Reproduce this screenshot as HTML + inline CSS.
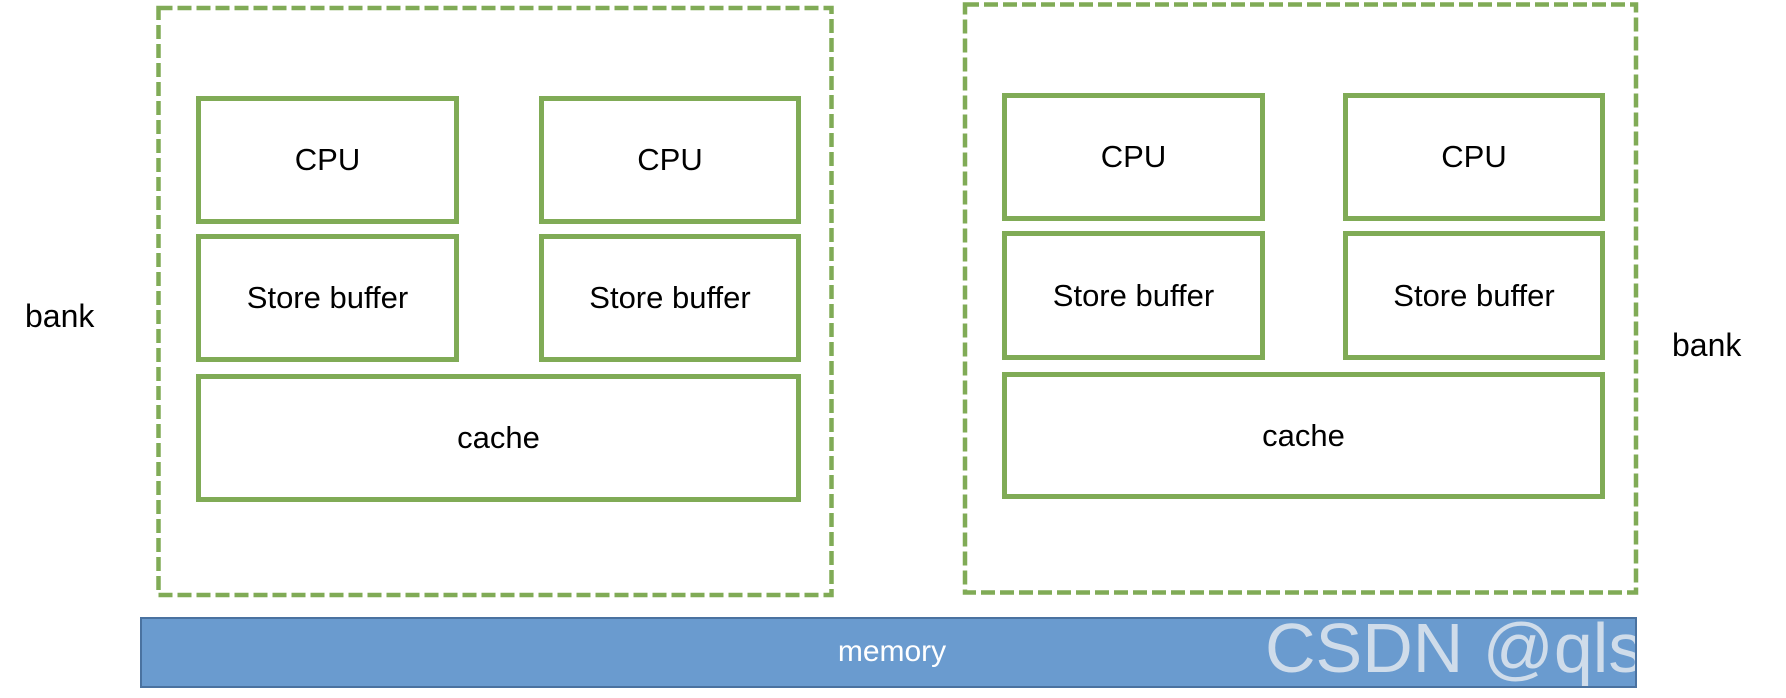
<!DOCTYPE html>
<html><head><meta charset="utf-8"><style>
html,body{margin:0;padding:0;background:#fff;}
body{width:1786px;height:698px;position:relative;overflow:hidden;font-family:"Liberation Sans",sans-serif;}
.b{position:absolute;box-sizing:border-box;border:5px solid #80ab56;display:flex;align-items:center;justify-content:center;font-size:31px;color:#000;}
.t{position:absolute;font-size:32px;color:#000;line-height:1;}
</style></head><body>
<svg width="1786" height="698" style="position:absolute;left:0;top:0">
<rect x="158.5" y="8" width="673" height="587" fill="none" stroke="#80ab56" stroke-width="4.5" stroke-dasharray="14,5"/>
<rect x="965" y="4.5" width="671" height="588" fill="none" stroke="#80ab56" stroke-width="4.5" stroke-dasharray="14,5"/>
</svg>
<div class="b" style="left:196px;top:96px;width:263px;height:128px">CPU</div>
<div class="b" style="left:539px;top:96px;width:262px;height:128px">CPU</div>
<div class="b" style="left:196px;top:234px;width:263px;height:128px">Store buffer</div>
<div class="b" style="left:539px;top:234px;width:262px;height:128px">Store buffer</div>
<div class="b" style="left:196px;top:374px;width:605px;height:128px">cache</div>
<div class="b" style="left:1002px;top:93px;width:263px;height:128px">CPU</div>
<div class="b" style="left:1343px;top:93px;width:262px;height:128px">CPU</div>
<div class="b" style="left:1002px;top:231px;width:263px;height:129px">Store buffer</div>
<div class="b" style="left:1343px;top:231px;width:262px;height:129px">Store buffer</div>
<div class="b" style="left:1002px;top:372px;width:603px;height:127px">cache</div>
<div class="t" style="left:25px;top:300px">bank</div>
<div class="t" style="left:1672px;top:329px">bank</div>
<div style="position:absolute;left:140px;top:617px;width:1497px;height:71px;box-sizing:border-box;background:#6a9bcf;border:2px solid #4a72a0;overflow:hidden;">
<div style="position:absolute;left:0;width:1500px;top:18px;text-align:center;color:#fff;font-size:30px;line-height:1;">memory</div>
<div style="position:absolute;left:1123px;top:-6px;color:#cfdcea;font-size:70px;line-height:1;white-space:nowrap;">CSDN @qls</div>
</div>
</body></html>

============================================================

▸ **Stated task**: Using the material above, set down every line exactly, but skip the pictures.

▸ **Problem solution**:
Reproduce this screenshot as HTML + inline CSS.
<!DOCTYPE html>
<html><head><meta charset="utf-8"><style>
html,body{margin:0;padding:0;background:#fff;}
body{width:1786px;height:698px;position:relative;overflow:hidden;font-family:"Liberation Sans",sans-serif;}
.b{position:absolute;box-sizing:border-box;border:5px solid #80ab56;display:flex;align-items:center;justify-content:center;font-size:31px;color:#000;}
.t{position:absolute;font-size:32px;color:#000;line-height:1;}
</style></head><body>
<svg width="1786" height="698" style="position:absolute;left:0;top:0">
<rect x="158.5" y="8" width="673" height="587" fill="none" stroke="#80ab56" stroke-width="4.5" stroke-dasharray="14,5"/>
<rect x="965" y="4.5" width="671" height="588" fill="none" stroke="#80ab56" stroke-width="4.5" stroke-dasharray="14,5"/>
</svg>
<div class="b" style="left:196px;top:96px;width:263px;height:128px">CPU</div>
<div class="b" style="left:539px;top:96px;width:262px;height:128px">CPU</div>
<div class="b" style="left:196px;top:234px;width:263px;height:128px">Store buffer</div>
<div class="b" style="left:539px;top:234px;width:262px;height:128px">Store buffer</div>
<div class="b" style="left:196px;top:374px;width:605px;height:128px">cache</div>
<div class="b" style="left:1002px;top:93px;width:263px;height:128px">CPU</div>
<div class="b" style="left:1343px;top:93px;width:262px;height:128px">CPU</div>
<div class="b" style="left:1002px;top:231px;width:263px;height:129px">Store buffer</div>
<div class="b" style="left:1343px;top:231px;width:262px;height:129px">Store buffer</div>
<div class="b" style="left:1002px;top:372px;width:603px;height:127px">cache</div>
<div class="t" style="left:25px;top:300px">bank</div>
<div class="t" style="left:1672px;top:329px">bank</div>
<div style="position:absolute;left:140px;top:617px;width:1497px;height:71px;box-sizing:border-box;background:#6a9bcf;border:2px solid #4a72a0;overflow:hidden;">
<div style="position:absolute;left:0;width:1500px;top:18px;text-align:center;color:#fff;font-size:30px;line-height:1;">memory</div>
<div style="position:absolute;left:1123px;top:-6px;color:#cfdcea;font-size:70px;line-height:1;white-space:nowrap;">CSDN @qls</div>
</div>
</body></html>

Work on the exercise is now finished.